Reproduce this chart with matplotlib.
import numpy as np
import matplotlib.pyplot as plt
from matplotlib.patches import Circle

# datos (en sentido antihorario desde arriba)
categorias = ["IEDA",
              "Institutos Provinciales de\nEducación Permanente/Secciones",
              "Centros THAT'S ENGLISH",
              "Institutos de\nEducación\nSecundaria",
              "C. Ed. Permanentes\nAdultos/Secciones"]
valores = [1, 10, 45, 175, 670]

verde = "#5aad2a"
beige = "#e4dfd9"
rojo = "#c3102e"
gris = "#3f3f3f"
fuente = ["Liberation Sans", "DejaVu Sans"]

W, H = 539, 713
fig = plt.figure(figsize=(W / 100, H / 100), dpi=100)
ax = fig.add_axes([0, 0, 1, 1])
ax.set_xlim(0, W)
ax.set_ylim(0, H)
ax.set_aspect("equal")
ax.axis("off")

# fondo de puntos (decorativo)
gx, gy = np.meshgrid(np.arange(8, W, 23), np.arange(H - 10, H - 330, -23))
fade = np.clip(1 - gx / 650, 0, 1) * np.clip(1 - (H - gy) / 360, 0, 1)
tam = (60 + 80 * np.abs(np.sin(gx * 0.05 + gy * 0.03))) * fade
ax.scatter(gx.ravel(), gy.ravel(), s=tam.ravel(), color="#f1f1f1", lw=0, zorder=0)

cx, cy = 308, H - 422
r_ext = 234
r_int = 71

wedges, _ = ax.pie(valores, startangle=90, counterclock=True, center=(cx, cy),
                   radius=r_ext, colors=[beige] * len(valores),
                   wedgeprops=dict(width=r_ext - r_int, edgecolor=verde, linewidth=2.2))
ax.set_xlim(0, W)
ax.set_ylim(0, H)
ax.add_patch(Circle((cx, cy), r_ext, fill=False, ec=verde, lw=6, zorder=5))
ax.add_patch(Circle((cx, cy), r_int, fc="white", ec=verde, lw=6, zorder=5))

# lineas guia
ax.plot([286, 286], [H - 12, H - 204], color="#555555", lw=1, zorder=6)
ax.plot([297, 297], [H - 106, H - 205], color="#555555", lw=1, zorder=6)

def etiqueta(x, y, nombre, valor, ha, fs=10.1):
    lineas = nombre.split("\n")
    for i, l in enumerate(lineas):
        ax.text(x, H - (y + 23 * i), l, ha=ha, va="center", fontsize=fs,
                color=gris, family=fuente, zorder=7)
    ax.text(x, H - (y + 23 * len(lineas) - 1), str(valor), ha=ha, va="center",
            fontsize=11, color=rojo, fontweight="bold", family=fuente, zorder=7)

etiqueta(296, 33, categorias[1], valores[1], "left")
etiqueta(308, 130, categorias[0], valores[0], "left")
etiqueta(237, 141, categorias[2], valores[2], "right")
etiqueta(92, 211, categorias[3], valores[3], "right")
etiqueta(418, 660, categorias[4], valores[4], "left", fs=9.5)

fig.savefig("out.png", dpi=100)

********

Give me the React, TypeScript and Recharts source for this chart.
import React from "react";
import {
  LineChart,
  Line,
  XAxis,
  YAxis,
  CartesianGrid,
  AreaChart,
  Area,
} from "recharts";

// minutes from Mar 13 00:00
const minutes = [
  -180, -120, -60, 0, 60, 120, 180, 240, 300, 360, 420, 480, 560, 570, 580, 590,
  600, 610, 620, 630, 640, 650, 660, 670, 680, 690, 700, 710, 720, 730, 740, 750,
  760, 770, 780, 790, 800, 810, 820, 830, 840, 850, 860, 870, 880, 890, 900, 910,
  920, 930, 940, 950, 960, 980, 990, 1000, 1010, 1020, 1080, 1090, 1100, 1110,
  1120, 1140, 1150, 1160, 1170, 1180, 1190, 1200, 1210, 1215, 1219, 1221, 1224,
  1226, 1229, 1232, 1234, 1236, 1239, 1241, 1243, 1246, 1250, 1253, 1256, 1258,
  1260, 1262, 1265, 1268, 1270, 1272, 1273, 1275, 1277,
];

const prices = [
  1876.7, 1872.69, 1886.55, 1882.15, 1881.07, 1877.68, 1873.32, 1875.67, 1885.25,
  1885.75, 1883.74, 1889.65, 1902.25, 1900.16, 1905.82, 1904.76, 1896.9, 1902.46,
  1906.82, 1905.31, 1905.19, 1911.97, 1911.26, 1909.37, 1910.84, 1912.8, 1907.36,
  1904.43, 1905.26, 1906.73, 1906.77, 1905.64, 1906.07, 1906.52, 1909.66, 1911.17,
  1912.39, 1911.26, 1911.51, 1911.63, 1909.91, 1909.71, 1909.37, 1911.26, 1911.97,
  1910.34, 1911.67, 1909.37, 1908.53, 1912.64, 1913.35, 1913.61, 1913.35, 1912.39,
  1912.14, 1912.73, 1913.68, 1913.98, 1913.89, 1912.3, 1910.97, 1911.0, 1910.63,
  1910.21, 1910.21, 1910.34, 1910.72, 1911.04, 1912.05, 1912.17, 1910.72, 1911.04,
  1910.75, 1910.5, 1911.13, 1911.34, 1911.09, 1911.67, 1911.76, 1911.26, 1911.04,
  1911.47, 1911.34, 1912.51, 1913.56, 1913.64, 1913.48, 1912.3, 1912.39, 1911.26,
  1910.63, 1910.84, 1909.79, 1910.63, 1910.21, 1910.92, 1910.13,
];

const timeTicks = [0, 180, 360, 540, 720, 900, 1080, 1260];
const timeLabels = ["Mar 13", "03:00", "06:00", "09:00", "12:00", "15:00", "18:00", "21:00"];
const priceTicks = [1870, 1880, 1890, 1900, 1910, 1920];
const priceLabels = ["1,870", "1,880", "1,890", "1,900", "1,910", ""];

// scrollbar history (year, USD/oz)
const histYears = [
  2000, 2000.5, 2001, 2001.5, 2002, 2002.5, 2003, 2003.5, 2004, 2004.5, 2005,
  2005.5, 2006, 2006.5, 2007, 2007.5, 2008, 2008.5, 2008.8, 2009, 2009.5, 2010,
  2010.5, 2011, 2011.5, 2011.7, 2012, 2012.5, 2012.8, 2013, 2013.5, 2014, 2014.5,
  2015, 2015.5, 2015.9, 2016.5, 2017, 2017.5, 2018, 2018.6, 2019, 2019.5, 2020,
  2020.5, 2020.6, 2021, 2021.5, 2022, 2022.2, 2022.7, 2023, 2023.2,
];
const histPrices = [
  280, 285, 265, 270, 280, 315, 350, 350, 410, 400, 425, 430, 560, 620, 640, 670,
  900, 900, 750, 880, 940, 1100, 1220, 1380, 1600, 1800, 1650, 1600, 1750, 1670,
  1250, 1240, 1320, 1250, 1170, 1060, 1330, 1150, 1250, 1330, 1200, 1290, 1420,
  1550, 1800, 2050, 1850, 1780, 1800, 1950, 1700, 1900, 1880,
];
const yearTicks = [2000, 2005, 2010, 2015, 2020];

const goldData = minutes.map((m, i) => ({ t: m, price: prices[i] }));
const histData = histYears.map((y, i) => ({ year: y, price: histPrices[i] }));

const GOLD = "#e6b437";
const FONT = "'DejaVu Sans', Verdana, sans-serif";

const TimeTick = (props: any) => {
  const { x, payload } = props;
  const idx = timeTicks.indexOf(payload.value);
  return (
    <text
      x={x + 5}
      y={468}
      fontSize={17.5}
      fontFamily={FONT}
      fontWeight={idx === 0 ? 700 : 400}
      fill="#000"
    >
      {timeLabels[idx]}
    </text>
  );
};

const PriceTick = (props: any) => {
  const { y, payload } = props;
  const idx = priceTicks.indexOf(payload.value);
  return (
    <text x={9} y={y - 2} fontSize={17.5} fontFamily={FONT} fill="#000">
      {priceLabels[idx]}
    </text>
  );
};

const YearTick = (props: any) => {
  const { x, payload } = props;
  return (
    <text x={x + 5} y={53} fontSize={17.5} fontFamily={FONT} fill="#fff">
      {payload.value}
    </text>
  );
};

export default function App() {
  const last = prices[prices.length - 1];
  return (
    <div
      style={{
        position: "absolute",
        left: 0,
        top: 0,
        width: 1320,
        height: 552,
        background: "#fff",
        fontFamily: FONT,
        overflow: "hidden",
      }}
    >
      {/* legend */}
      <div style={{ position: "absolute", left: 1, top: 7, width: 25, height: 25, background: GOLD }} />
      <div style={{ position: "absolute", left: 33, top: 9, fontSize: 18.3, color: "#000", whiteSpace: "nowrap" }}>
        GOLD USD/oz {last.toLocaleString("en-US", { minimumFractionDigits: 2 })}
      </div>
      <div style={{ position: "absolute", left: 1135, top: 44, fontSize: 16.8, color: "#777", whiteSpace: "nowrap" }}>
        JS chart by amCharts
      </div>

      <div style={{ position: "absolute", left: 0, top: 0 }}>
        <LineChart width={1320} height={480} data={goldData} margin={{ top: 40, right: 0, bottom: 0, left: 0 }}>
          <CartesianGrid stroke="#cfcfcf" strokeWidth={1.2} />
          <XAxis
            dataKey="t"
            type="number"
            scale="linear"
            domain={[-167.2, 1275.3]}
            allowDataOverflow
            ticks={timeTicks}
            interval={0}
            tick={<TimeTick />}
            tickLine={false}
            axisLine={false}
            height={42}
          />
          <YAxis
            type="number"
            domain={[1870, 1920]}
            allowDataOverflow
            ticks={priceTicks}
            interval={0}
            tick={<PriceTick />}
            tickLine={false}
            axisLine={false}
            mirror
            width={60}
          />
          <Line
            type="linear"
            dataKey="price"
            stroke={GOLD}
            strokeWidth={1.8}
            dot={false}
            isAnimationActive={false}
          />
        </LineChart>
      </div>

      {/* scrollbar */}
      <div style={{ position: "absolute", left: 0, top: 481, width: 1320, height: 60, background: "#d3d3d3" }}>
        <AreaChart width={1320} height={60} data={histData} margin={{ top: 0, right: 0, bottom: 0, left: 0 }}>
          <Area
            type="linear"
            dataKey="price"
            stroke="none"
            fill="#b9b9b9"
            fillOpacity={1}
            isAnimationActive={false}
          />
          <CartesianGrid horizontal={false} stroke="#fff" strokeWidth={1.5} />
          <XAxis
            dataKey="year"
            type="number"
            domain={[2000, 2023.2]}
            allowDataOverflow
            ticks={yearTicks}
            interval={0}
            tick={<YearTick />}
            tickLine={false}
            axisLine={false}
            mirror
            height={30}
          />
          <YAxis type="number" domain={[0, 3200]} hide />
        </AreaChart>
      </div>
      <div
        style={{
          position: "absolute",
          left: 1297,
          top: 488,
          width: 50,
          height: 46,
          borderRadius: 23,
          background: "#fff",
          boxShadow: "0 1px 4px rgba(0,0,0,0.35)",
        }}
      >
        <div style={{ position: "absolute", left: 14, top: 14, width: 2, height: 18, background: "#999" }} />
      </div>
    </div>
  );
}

********

The problem: Of the lines above, retype only those from the line containing "Reproduce this chart with matplotlib." through the line containing "from matplotlib.patches import Circle", including both, exactly.

Written reply:
Reproduce this chart with matplotlib.
import numpy as np
import matplotlib.pyplot as plt
from matplotlib.patches import Circle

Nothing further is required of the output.